------ Data segment ------

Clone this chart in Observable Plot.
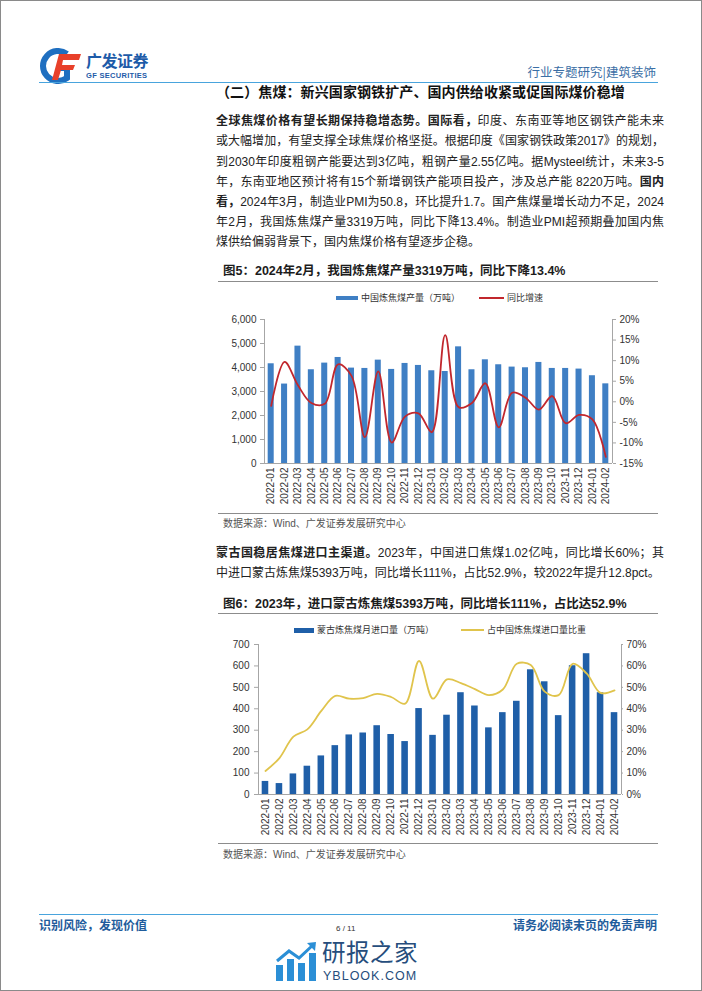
<!DOCTYPE html>
<html><head><meta charset="utf-8">
<script src="https://cdn.jsdelivr.net/npm/d3@7"></script>
<script src="https://cdn.jsdelivr.net/npm/@observablehq/plot@0.6"></script>
<style>
body{margin:0;background:#fff;}
#page{position:relative;width:700px;height:989px;border:1px solid #8a8a8a;overflow:hidden;font-family:"Liberation Sans","Noto Sans CJK SC",sans-serif;color:#222;background:#fff;}
.abs{position:absolute;white-space:nowrap;}
.pl{position:absolute;left:215px;width:448px;font-size:12px;line-height:16px;text-align:justify;text-align-last:justify;white-space:nowrap;color:#222;}
.pl.last{text-align-last:left;}
.figt{position:absolute;left:222px;font-size:12.5px;font-weight:bold;color:#1c1c1c;line-height:16px;}
.rule{position:absolute;left:217px;width:440px;height:0;border-top:1.5px solid #8c8c8c;}
.src{position:absolute;left:222px;font-size:10px;color:#555;line-height:12px;}
.leg{position:absolute;font-size:9px;color:#333;line-height:12px;display:flex;align-items:center;white-space:nowrap;}
.sw{display:inline-block;margin-right:3px;}
.chart{position:absolute;left:200px;}
</style></head>
<body>
<div id="page">
  <!-- header -->
  <svg class="abs" style="left:36px;top:47px" width="48" height="36" viewBox="0 0 48 36">
    <path d="M30 6 A15 15 0 1 0 30 30 L30 20 L22 20" fill="none" stroke="#1f6fc0" stroke-width="6"/>
    <path d="M22 6 L44 6 L42 12 L26 12 L25 17 L38 17 L36 22 L24 22 L21 32 L15 32 Z" fill="#e8402a"/>
  </svg>
  <div class="abs" style="left:85px;top:51px;font-size:16px;font-weight:bold;color:#1d5ba8;letter-spacing:-0.5px;font-family:'Noto Sans CJK SC';line-height:17px;">广发证券</div>
  <div class="abs" style="left:85px;top:70px;font-size:7.5px;font-weight:bold;color:#1d5ba8;letter-spacing:0.3px;line-height:9px;">GF SECURITIES</div>
  <div class="abs" style="right:45px;top:63px;font-size:12.5px;color:#3a6ea5;line-height:16px;font-family:'Noto Sans CJK SC';">行业专题研究|建筑装饰</div>
  <div class="abs" style="left:38px;top:81px;width:619px;height:0;border-top:1.5px solid #49a4dd;"></div>

  <div class="abs" style="left:215px;top:82px;font-size:14px;font-weight:bold;line-height:18px;color:#111;letter-spacing:0.1px;">（二）焦煤：新兴国家钢铁扩产、国内供给收紧或促国际煤价稳增</div>

  <div class="pl" style="top:112px"><b>全球焦煤价格有望长期保持稳增态势。国际看，</b>印度、东南亚等地区钢铁产能未来</div>
  <div class="pl" style="top:132px">或大幅增加，有望支撑全球焦煤价格坚挺。根据印度《国家钢铁政策2017》的规划，</div>
  <div class="pl" style="top:153px">到2030年印度粗钢产能要达到3亿吨，粗钢产量2.55亿吨。据Mysteel统计，未来3-5</div>
  <div class="pl" style="top:173px">年，东南亚地区预计将有15个新增钢铁产能项目投产，涉及总产能 8220万吨。<b>国内</b></div>
  <div class="pl" style="top:193px"><b>看，</b>2024年3月，制造业PMI为50.8，环比提升1.7。国产焦煤量增长动力不足，2024</div>
  <div class="pl" style="top:213px">年2月，我国炼焦煤产量3319万吨，同比下降13.4%。制造业PMI超预期叠加国内焦</div>
  <div class="pl last" style="top:233px">煤供给偏弱背景下，国内焦煤价格有望逐步企稳。</div>

  <div class="figt" style="top:262px">图5：2024年2月，我国炼焦煤产量3319万吨，同比下降13.4%</div>
  <div class="rule" style="top:280px"></div>
  <div class="leg" style="left:335px;top:291px"><span class="sw" style="width:22px;height:4px;background:#3f7fc4"></span>中国炼焦煤产量（万吨）</div>
  <div class="leg" style="left:478px;top:291px"><span class="sw" style="width:25px;height:2px;background:#c1272d"></span>同比增速</div>
  <div class="chart" id="c1" style="top:306px"></div>
  <div class="rule" style="top:512px"></div>
  <div class="src" style="top:517px">数据来源：Wind、广发证券发展研究中心</div>

  <div class="pl" style="top:544px"><b>蒙古国稳居焦煤进口主渠道。</b>2023年，中国进口焦煤1.02亿吨，同比增长60%；其</div>
  <div class="pl last" style="top:564px">中进口蒙古炼焦煤5393万吨，同比增长111%，占比52.9%，较2022年提升12.8pct。</div>

  <div class="figt" style="top:595px">图6：2023年，进口蒙古炼焦煤5393万吨，同比增长111%，占比达52.9%</div>
  <div class="rule" style="top:612px"></div>
  <div class="leg" style="left:293px;top:623px"><span class="sw" style="width:20px;height:5px;background:#1f5fa8"></span>蒙古炼焦煤月进口量（万吨）</div>
  <div class="leg" style="left:460px;top:623px"><span class="sw" style="width:23px;height:2px;background:#e0c44c"></span>占中国炼焦煤进口量比重</div>
  <div class="chart" id="c2" style="top:636px"></div>
  <div class="rule" style="top:842px"></div>
  <div class="src" style="top:848px">数据来源：Wind、广发证券发展研究中心</div>

  <!-- footer -->
  <div class="abs" style="left:38px;top:913px;width:619px;height:0;border-top:1.5px solid #49a4dd;"></div>
  <div class="abs" style="left:38px;top:916px;font-size:12px;font-weight:bold;color:#1f5c9c;line-height:15px;font-family:'Noto Sans CJK SC';">识别风险，发现价值</div>
  <div class="abs" style="right:44px;top:916px;font-size:12px;font-weight:bold;color:#1f5c9c;line-height:15px;font-family:'Noto Sans CJK SC';">请务必阅读末页的免责声明</div>
  <svg class="abs" style="left:274px;top:940px" width="44" height="40" viewBox="0 0 44 40">
    <rect x="1" y="24" width="7" height="16" fill="#2b8fd6"/>
    <rect x="12" y="18" width="7" height="22" fill="#2b8fd6"/>
    <rect x="23" y="22" width="7" height="18" fill="#2b8fd6"/>
    <rect x="34" y="12" width="7" height="28" fill="#2b8fd6"/>
    <path d="M2 20 L14 10 L24 17 L38 4" fill="none" stroke="#2b8fd6" stroke-width="3"/>
    <path d="M32 2 L41 1 L40 10 Z" fill="#2b8fd6"/>
  </svg>
  <div class="abs" style="left:335px;top:923px;font-size:8px;color:#333;line-height:9px;">6 / 11</div>
  <div class="abs" style="left:321px;top:933px;font-size:23.5px;color:#264d7c;line-height:34px;font-family:'Noto Sans CJK SC';letter-spacing:0.5px;">研报之家</div>
  <div class="abs" style="left:322px;top:968px;font-size:12.5px;color:#264d7c;line-height:15px;letter-spacing:1px;font-family:'Liberation Sans';">YBLOOK.COM</div>
</div>
<script>
const months = ["2022-01","2022-02","2022-03","2022-04","2022-05","2022-06","2022-07","2022-08","2022-09","2022-10","2022-11","2022-12",
  "2023-01","2023-02","2023-03","2023-04","2023-05","2023-06","2023-07","2023-08","2023-09","2023-10","2023-11","2023-12","2024-01","2024-02"];
// 图5: 中国炼焦煤产量（万吨）
const cokingOutput = [4155,3310,4890,3906,4183,4418,3975,3961,4307,3920,4169,4086,3864,3833,4861,3906,4321,4114,4017,3989,4211,3961,3961,3934,3657,3319];
// 图5: 同比增速（%）
const outputYoY = [-1.0,9.7,4.0,-0.3,-0.5,9.1,6.3,-8.6,7.4,-9.9,-3.6,-2.8,-7.4,16.2,-1.3,-0.3,4.5,-6.2,2.2,1.0,-1.9,1.4,-5.2,-3.2,-4.3,-13.4];
// 图6: 蒙古炼焦煤月进口量（万吨）
const mongoliaImports = [61,51,96,132,180,228,278,287,321,280,247,401,276,370,475,413,311,382,435,582,526,368,601,657,475,382];
// 图6: 占中国炼焦煤进口量比重（%）
const mongoliaShare = [11,17,27,30.4,39,46,44.7,45,47,45.5,42.4,62.3,44.7,53.7,52,49.2,46.4,49,61,60.4,48,46.4,61,56.5,47.4,48.6];
// tick labels
const leftTicks1 = [0,1000,2000,3000,4000,5000,6000];
const rightTicks1 = [-15,-10,-5,0,5,10,15,20];
const leftTicks2 = [0,100,200,300,400,500,600,700];
const rightTicks2 = [0,10,20,30,40,50,60,70];

const idx = months.map((m, i) => i);
const axisColor = "#a6a6a6";
const fontStyle = {fontFamily: "Liberation Sans, Arial, sans-serif", fontSize: "10px", color: "#333", background: "transparent", overflow: "visible"};

// chart 1
const to1 = p => (p + 15) / 35 * 6000;
const from1 = v => v / 6000 * 35 - 15;
const c1 = Plot.plot({
  width: 460, height: 200, marginLeft: 63, marginRight: 49, marginTop: 12, marginBottom: 44,
  style: fontStyle,
  x: {type: "linear", domain: [-0.5, months.length - 0.5], axis: null},
  y: {domain: [0, 6000], axis: null},
  marks: [
    Plot.rectY(idx, {x1: i => i - 0.225, x2: i => i + 0.225, y: i => cokingOutput[i], fill: "#3f7fc4"}),
    Plot.line(idx, {x: i => i, y: i => to1(outputYoY[i]), stroke: "#c1272d", strokeWidth: 1.8, curve: "catmull-rom"}),
    Plot.ruleX([-0.5, months.length - 0.5], {stroke: axisColor}),
    Plot.ruleY([0], {stroke: axisColor}),
    Plot.axisY(leftTicks1, {anchor: "left", tickSize: 4, tickPadding: 4, tickFormat: d3.format(","), stroke: axisColor, fill: "#333"}),
    Plot.axisY(rightTicks1.map(to1), {anchor: "right", tickSize: 3, tickPadding: 4, tickFormat: v => Math.round(from1(v)) + "%", stroke: axisColor, fill: "#333"}),
    Plot.axisX(idx, {anchor: "bottom", tickRotate: -90, tickSize: 0, tickPadding: 4, tickFormat: i => months[i], fill: "#333"})
  ]
});
document.getElementById("c1").appendChild(c1);

// chart 2
const to2 = p => p * 10;
const from2 = v => v / 10;
const c2 = Plot.plot({
  width: 460, height: 201, marginLeft: 57, marginRight: 40, marginTop: 7, marginBottom: 44,
  style: fontStyle,
  x: {type: "linear", domain: [-0.5, months.length - 0.5], axis: null},
  y: {domain: [0, 700], axis: null},
  marks: [
    Plot.rectY(idx, {x1: i => i - 0.235, x2: i => i + 0.235, y: i => mongoliaImports[i], fill: "#1f5fa8"}),
    Plot.line(idx, {x: i => i, y: i => to2(mongoliaShare[i]), stroke: "#e0c44c", strokeWidth: 1.8, curve: "catmull-rom"}),
    Plot.ruleX([-0.5, months.length - 0.5], {stroke: axisColor}),
    Plot.ruleY([0], {stroke: axisColor}),
    Plot.axisY(leftTicks2, {anchor: "left", tickSize: 4, tickPadding: 5, stroke: axisColor, fill: "#333"}),
    Plot.axisY(rightTicks2.map(to2), {anchor: "right", tickSize: 1, tickPadding: 4, tickFormat: v => Math.round(from2(v)) + "%", stroke: axisColor, fill: "#333"}),
    Plot.axisX(idx, {anchor: "bottom", tickRotate: -90, tickSize: 0, tickPadding: 4, tickFormat: i => months[i], fill: "#333"})
  ]
});
document.getElementById("c2").appendChild(c2);
</script>
</body></html>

------

> _Set task_
State how many lines include the string "chart", and nothing more.

> _Exercise output_
6